You raise some interesting points about the proposed micropayment business model for online news: that its market may not be as huge as the market for music and that pricing may be difficult. But I think in looking at the problems you have conflated the question of whether this could work with the question of whether Steve Jobs would be interested in facilitating such a system(a question which I don't think anyone poses seriously). You also ask "How would a newspaper that adopted a micropayment system compete with outlets that remained free?" Which begs the question how does an organization create content for which it charges nothing over a sustained period of time?

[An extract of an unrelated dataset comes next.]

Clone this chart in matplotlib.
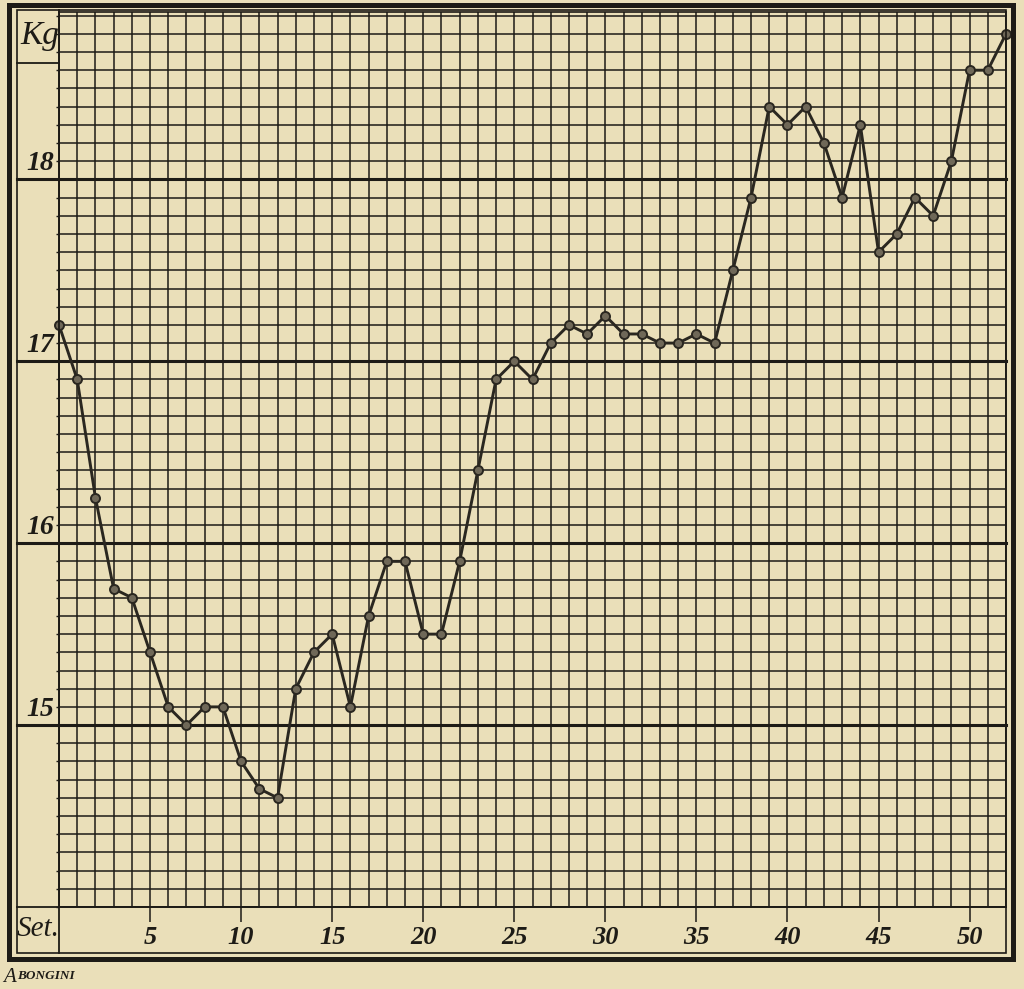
import numpy as np
import matplotlib
matplotlib.use("Agg")
import matplotlib.pyplot as plt
from matplotlib.lines import Line2D
from matplotlib.patches import Rectangle

# ---- data ----
weights = [17.2, 16.9, 16.25, 15.75, 15.7, 15.4, 15.1, 15.0, 15.1, 15.1,
           14.8, 14.65, 14.6, 15.2, 15.4, 15.5, 15.1, 15.6, 15.9, 15.9,
           15.5, 15.5, 15.9, 16.4, 16.9, 17.0, 16.9, 17.1, 17.2, 17.15,
           17.25, 17.15, 17.15, 17.1, 17.1, 17.15, 17.1, 17.5, 17.9, 18.4,
           18.3, 18.4, 18.2, 17.9, 18.3, 17.6, 17.7, 17.9, 17.8, 18.1,
           18.6, 18.6, 18.8]
weeks = list(range(len(weights)))
week_ticks = [5, 10, 15, 20, 25, 30, 35, 40, 45, 50]
week_labels = ["5", "10", "15", "20", "25", "30", "35", "40", "45", "50"]
kg_levels = [15, 16, 17, 18]
kg_labels = ["15", "16", "17", "18"]
y_unit = "Kg"
x_unit = "Set."
signature = "BONGINI"

# ---- style ----
paper = "#EADFB9"
ink = "#1d1b16"
serif = ["Liberation Serif", "DejaVu Serif"]

W, H = 1024, 989
fig = plt.figure(figsize=(W / 100, H / 100), dpi=100, facecolor=paper)

def fx(px):
    return px / W

def fy(py):
    return 1 - py / H

gl, gr, gt, gb = 59, 1006, 12, 907
ax = fig.add_axes([fx(gl), fy(gb), (gr - gl) / W, (gb - gt) / H])
ax.set_facecolor(paper)
ax.set_xlim(0, len(weights) - 1)
ax.set_ylim(14.0, 18.92)

# grid
ax.set_xticks(weeks, minor=True)
ax.set_xticks(week_ticks)
ax.set_xticklabels(week_labels, fontfamily=serif, fontstyle="italic",
                   fontsize=19, fontweight="bold", color=ink)
ax.set_yticks([])
ax.set_yticks(np.arange(140, 190) / 10, minor=True)
ax.grid(which="both", color=ink, lw=1.1)
ax.tick_params(axis="x", which="major", length=10.5, width=1.1, color=ink,
               direction="out", pad=3)
ax.tick_params(axis="x", which="minor", length=0)
ax.tick_params(axis="y", which="minor", length=2.5, width=1.0, color=ink,
               direction="out", left=True)
for s in ax.spines.values():
    s.set_color(ink)
    s.set_linewidth(1.2)
ax.set_axisbelow(True)

# heavy integer lines, extending through the label column
ext = (gl - 17) / (gr - gl)
for lvl, lab in zip(kg_levels, kg_labels):
    ax.axhline(lvl, xmin=-ext, xmax=1, color=ink, lw=2.2, clip_on=False, zorder=2)
    ax.annotate(lab, xy=(0, lvl), xycoords=("axes fraction", "data"),
                xytext=(-5, 3), textcoords="offset pixels",
                ha="right", va="bottom", fontfamily=serif, fontstyle="italic",
                fontweight="bold", fontsize=20, color=ink)

# data line
ax.plot(weeks, weights, color="#2a2720", lw=2.1, marker="o", ms=6.5,
        mfc="#6f6858", mec="#2a2720", mew=1.4, clip_on=False, zorder=5)

# frame and boxes (figure coordinates)
fig.add_artist(Rectangle((fx(9), fy(959)), (1013 - 9) / W, (959 - 5) / H,
                         transform=fig.transFigure, fill=False, ec=ink, lw=3.6))
fig.add_artist(Rectangle((fx(17), fy(953)), (gr - 17) / W, (953 - 10) / H,
                         transform=fig.transFigure, fill=False, ec=ink, lw=1.2))
fig.add_artist(Line2D([fx(17), fx(gr)], [fy(gb), fy(gb)], transform=fig.transFigure,
                      color=ink, lw=1.3))
fig.add_artist(Line2D([fx(gl), fx(gl)], [fy(10), fy(953)], transform=fig.transFigure,
                      color=ink, lw=1.3))
fig.add_artist(Line2D([fx(17), fx(gl)], [fy(63), fy(63)], transform=fig.transFigure,
                      color=ink, lw=1.3))

fig.text(fx(40), fy(36), y_unit, ha="center", va="center", fontfamily=serif,
         fontstyle="italic", fontsize=24, color=ink)
fig.text(fx(38), fy(929), x_unit, ha="center", va="center", fontfamily=serif,
         fontstyle="italic", fontsize=21, color=ink)

fig.text(fx(3), fy(977), "A", ha="left", va="center", fontfamily=serif,
         fontstyle="italic", fontsize=15, color=ink)
fig.text(fx(17), fy(976), signature, ha="left", va="center", fontfamily=serif,
         fontstyle="italic", fontweight="bold", fontsize=9.5, color=ink)

fig.savefig("out.png", dpi=100, facecolor=paper)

The answer in the past has been to gather a large audience and sell it to advertisers(which paid for most of the last century's journalism rather than subscription fees). This model seems not to work in the fragmented environment of the internet. So how does anyone provide journalism which I think we can assume must at some point be paid for by the provider either in time or money. I think micropayments can be an answer here. It benefits anyone (not just large media empires) who provides news in which someone is interested which in turn allows consumers to choose, from among a wide range, what they want to pay for if the technology truly permits quick one click payments. Any critique or comment on this is much appreciated.

Food for thought...

We're not limiting the discussion to NYT or WPO I hope... Take a look at the paper in Little Rock. They've put up a pay wall and actually made it work. This is a practice that I've advocated for some years now, but I've been told repeatedly there's "no way" it will work. Gosh, maybe if some of my bosses along the way had listened to what I was suggesting we'd all still be employed.

Micro Economics: paying for it

Interesting proposal and most likely the only direction to take this. How to set the rates? Probably between .05 and .50 cents per article, debited from an online, PayPal-esque account. Also, charitable tax receipts are in order. If a person paid for articles from the LAT or NYT or almost any other major US daily, they would qualify for a charitable tax receipt, issued by the Democratic Party.

paying for NYTimes.com

Agreed that a per-article charge, however small, is a nonstarter. I do think, though, that a paywall of some sort is the way to go for the Times. They should do a hybrid approach, put some (perhaps even most) of the current stuff up for free, and charge for deeper, more complete access. If they drop half their traffic that's fine; they aren't monetizing it anyway. The remaining traffic will be much more valuable because it will be matched to subscriber roles, rather than IP addresses, allowing them to charge higher CPMs. Only a few newspapers have the leverage to do this, and NYT is one of them. This would force sites that link, like Yahoo News and Huffpo to do deals with the Times if they want that link to work the next day. The Times should probably re-evaluate all their portal deals, syndication and linking arrangements to see that they are getting value out of them. If that means locking Google's crawlers out of NYT, well, something to consider.